It’s 1980. Pac-Man’s born, Mount Saint Helens erupts, John Lennon dies. Excitement, terror, anguish: these three animalistic traits existed for most in this first year of a new decade. Well, unless you hate video games, think volcanoes are wimpy, and despise The Beatles/John Lennon/Ono. But ’80 had another thing going for it that adds “happiness” to our list of emotions. Angel Witch released their damn-near perfect self-titled, full-length debut. Angel Witch never was, and never will be, bigger than Christ, but that beautiful NWoBHM sound came in a form that finally convinced me of the genre’s significance. Since then, the band has only released a handful of LPs in the last forty years.1 But, like all forefathers, there’s a time for hanging up the hat and letting the next generation2 take over. Thank Christ, there are those that are capable of taking up that hat—specifically, Haunt and Cauldron. The former being the focus of today’s review.
Yet, dread begins to grip you as you recognize the name and realize Haunt put up their debut less than a year ago. That’s never a good sign, is it? This can only end in one of two scenarios: this new release is a rushed, directionless piece of shit or If Icarus Could Fly is Part II to Burst into Flame. The former case is never ideal and, in this American quartet’s case, the latter ain’t detrimental. Though I gave Burst into Flame a mere 3.0/5.0, Grier fans, Grier haters, and the random assortment of King Diamond aficionados know that’s a repeat listen for olde Grier. Which means it’s good, in the trvest sense of the word. A new release from a proto-heavy metal outfit on the road with Spirit Adrift ain’t anything to roll eyes over either. But where does this 2019’s If Icarus Could Fly stand compared to 2018’s Burst into Flame?
Well, opener “Run and Hide” stands dick-to-ass to Burst in Flame closer, “Looking Glass.” If Icarus Could Fly is nothing more than a Part II to its predecessor. It has the same wicked guitar work, gentle and addictive vocals, high-flying energy, and a melodic clear coat. The opener kicks things off on the high-energy side of things. It has a cruising riff and galloping tempo that’ll get your blood pumping on the tour circuit. The sing-along chorus and killer soloing oughta please any pit seeker, but it’s the mid-song transition to a full-band chant of “stand up and fight!” that’ll have everyone’s fists pumping into the air. “Clarion” and “Winds of Destiny” are other quick-paced numbers with memorable choruses and soaring guitar work. Yet, there’s a melodic passion to “Clarion” and its dueling, harmonizing guitar solos are only topped by those of “Winds of Destiny.” This is something the band has upped their game on since last August. Not to mention the killer, headbangable riffs of “Winds of Destiny”—making it the heaviest track the band has ever written.

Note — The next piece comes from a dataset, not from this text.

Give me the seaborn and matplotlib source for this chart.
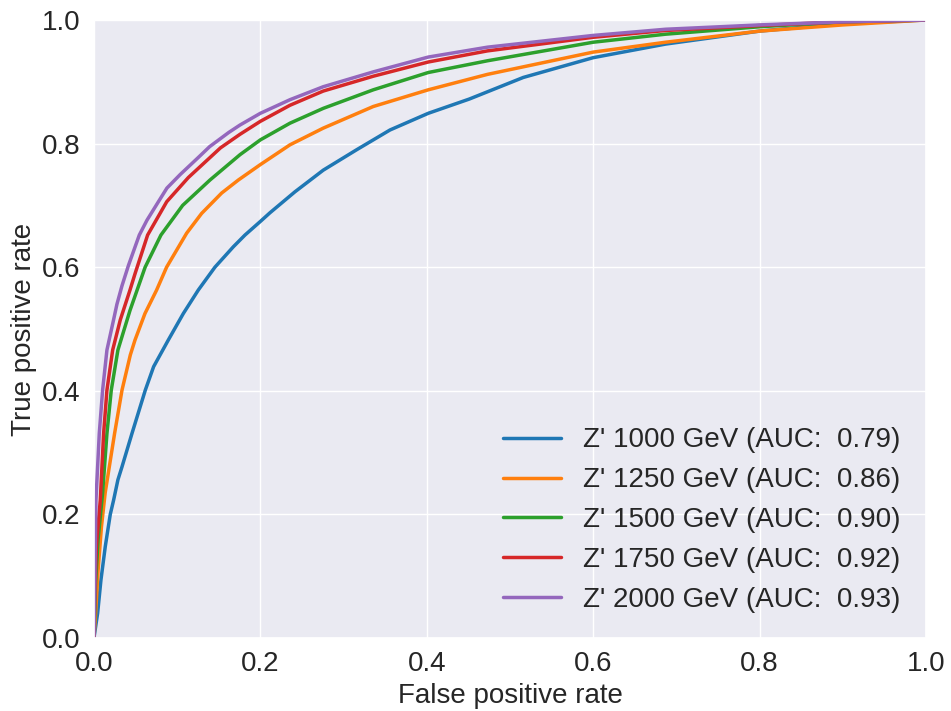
import matplotlib
matplotlib.use("Agg")
import matplotlib.pyplot as plt
import seaborn as sns

# ROC curves for the Z' mass points
masses = ["1000", "1250", "1500", "1750", "2000"]
aucs = ["0.79", "0.86", "0.90", "0.92", "0.93"]

fpr_1000 = [0, 0.0044, 0.0084, 0.0136, 0.0196, 0.0236, 0.0288, 0.0337, 0.0457, 0.0617,
            0.0717, 0.0893, 0.1074, 0.1254, 0.1454, 0.1675, 0.1815, 0.2, 0.2115,
            0.2416, 0.2756, 0.3157, 0.3558, 0.4018, 0.451, 0.516, 0.6, 0.687, 0.8, 0.9, 1.0]
tpr_1000 = [0, 0.040, 0.094, 0.148, 0.2, 0.223, 0.256, 0.277, 0.331, 0.401,
            0.439, 0.482, 0.525, 0.563, 0.6, 0.633, 0.652, 0.674, 0.688,
            0.722, 0.757, 0.790, 0.822, 0.849, 0.872, 0.907, 0.939, 0.961, 0.982, 0.994, 1.0]

fpr_1250 = [0, 0.002, 0.005, 0.009, 0.0135, 0.0248, 0.0337, 0.0437, 0.0493, 0.0613,
            0.0753, 0.0873, 0.1114, 0.1294, 0.1535, 0.1735, 0.2, 0.2356, 0.2756, 0.3357,
            0.4018, 0.473, 0.6, 0.687, 0.8, 0.9, 1.0]
tpr_1250 = [0, 0.04, 0.11, 0.18, 0.235, 0.331, 0.401, 0.458, 0.482, 0.525,
            0.563, 0.6, 0.655, 0.687, 0.720, 0.741, 0.766, 0.798, 0.825, 0.860,
            0.887, 0.912, 0.948, 0.964, 0.982, 0.992, 1.0]

fpr_1500 = [0, 0.002, 0.005, 0.0104, 0.0156, 0.0208, 0.0288, 0.0433, 0.0615, 0.0805,
            0.1066, 0.1394, 0.1755, 0.2, 0.2356, 0.2756, 0.3357, 0.4018, 0.473,
            0.6, 0.687, 0.8, 0.9, 1.0]
tpr_1500 = [0, 0.09, 0.16, 0.235, 0.331, 0.401, 0.466, 0.530, 0.6, 0.652,
            0.700, 0.741, 0.782, 0.806, 0.833, 0.857, 0.887, 0.915, 0.934,
            0.964, 0.977, 0.989, 0.997, 1.0]

fpr_1750 = [0, 0.001, 0.003, 0.0076, 0.0116, 0.0156, 0.0225, 0.0317, 0.0433, 0.0495,
            0.0645, 0.0875, 0.1134, 0.152, 0.1755, 0.2, 0.2356, 0.2756, 0.3357, 0.4018,
            0.473, 0.6, 0.687, 0.8, 0.9, 1.0]
tpr_1750 = [0, 0.07, 0.15, 0.223, 0.331, 0.401, 0.466, 0.515, 0.563, 0.59,
            0.652, 0.706, 0.745, 0.793, 0.815, 0.836, 0.862, 0.885, 0.909, 0.932,
            0.950, 0.972, 0.983, 0.991, 0.997, 1.0]

fpr_2000 = [0, 0.001, 0.0024, 0.0064, 0.0104, 0.0156, 0.0236, 0.0276, 0.0337, 0.0415,
            0.0545, 0.0637, 0.0775, 0.0877, 0.1037, 0.1258, 0.139, 0.162, 0.1755,
            0.2, 0.2356, 0.2756, 0.3357, 0.4018, 0.473, 0.6, 0.687, 0.8, 0.9, 1.0]
tpr_2000 = [0, 0.09, 0.223, 0.331, 0.401, 0.466, 0.515, 0.54, 0.57, 0.603,
            0.652, 0.676, 0.706, 0.728, 0.750, 0.778, 0.795, 0.818, 0.830,
            0.849, 0.871, 0.892, 0.916, 0.940, 0.956, 0.975, 0.985, 0.992, 0.997, 1.0]

fprs = [fpr_1000, fpr_1250, fpr_1500, fpr_1750, fpr_2000]
tprs = [tpr_1000, tpr_1250, tpr_1500, tpr_1750, tpr_2000]

sns.set_theme(style="darkgrid")
plt.rcParams["font.family"] = ["Liberation Sans", "DejaVu Sans"]

colors = sns.color_palette("tab10", len(masses))

fig, ax = plt.subplots(figsize=(9.51, 7.11), dpi=100)
fig.subplots_adjust(left=0.0988, right=0.9737, bottom=0.1027, top=0.9719)

for mass, auc, fpr, tpr, col in zip(masses, aucs, fprs, tprs, colors):
    sns.lineplot(x=fpr, y=tpr, ax=ax, sort=False, estimator=None, color=col,
                 linewidth=2.5, label=f"Z' {mass} GeV (AUC:  {auc})")

ax.set_xlim(0, 1)
ax.set_ylim(0, 1)
ax.set_xticks([0, 0.2, 0.4, 0.6, 0.8, 1.0])
ax.set_yticks([0, 0.2, 0.4, 0.6, 0.8, 1.0])
ax.tick_params(labelsize=20)
ax.set_xlabel("False positive rate", fontsize=20)
ax.set_ylabel("True positive rate", fontsize=20)
ax.legend(loc="lower right", fontsize=20, frameon=False, handlelength=2.1)

fig.savefig("out.png", dpi=100)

The rest of the album have their own unique contributions to the disc. “It’s in My Hands” is a simple, mid-paced groover that stands out because of its vocals. The kind of vocals that glide over every note dropped by the guitars. Not stunning in delivery but it works. “Ghosts” is the smooth, emotional piece of the record that combines powerful leads and solos with gentle vocal arrangements. It’s simple and only memorable for being the odd duck to the other seven tracks. Like “Ghosts,” closer “Defender” is packed to the brim with melody and emotion, yet “Defender” is a far superior song. Opening with Spirit Adrift-inspired guitar emotion, its soloing slays and its chorus is as good as those from “Clarion” and “Winds of Destiny.”
Though every track is well-structured and stands on its own two feet, tracks like “Ghosts,” “Cosmic Kiss,” and the title track aren’t on the same level as “Clarion,” “Defender,” and “Winds of Destiny.” Like Burst in Flame, this new outing isn’t interested in reinventing the NWOBHM/heavy metal wheel. Instead, its heart is set on bringing fun and happiness to its listener via a compact, eight-track, thirty-minute medium. The band has ramped up that old-school, feel-good soloing of old—something you don’t hear enough of these days—and If Icarus Could Fly exists as a solid continuation of Burst into Flame.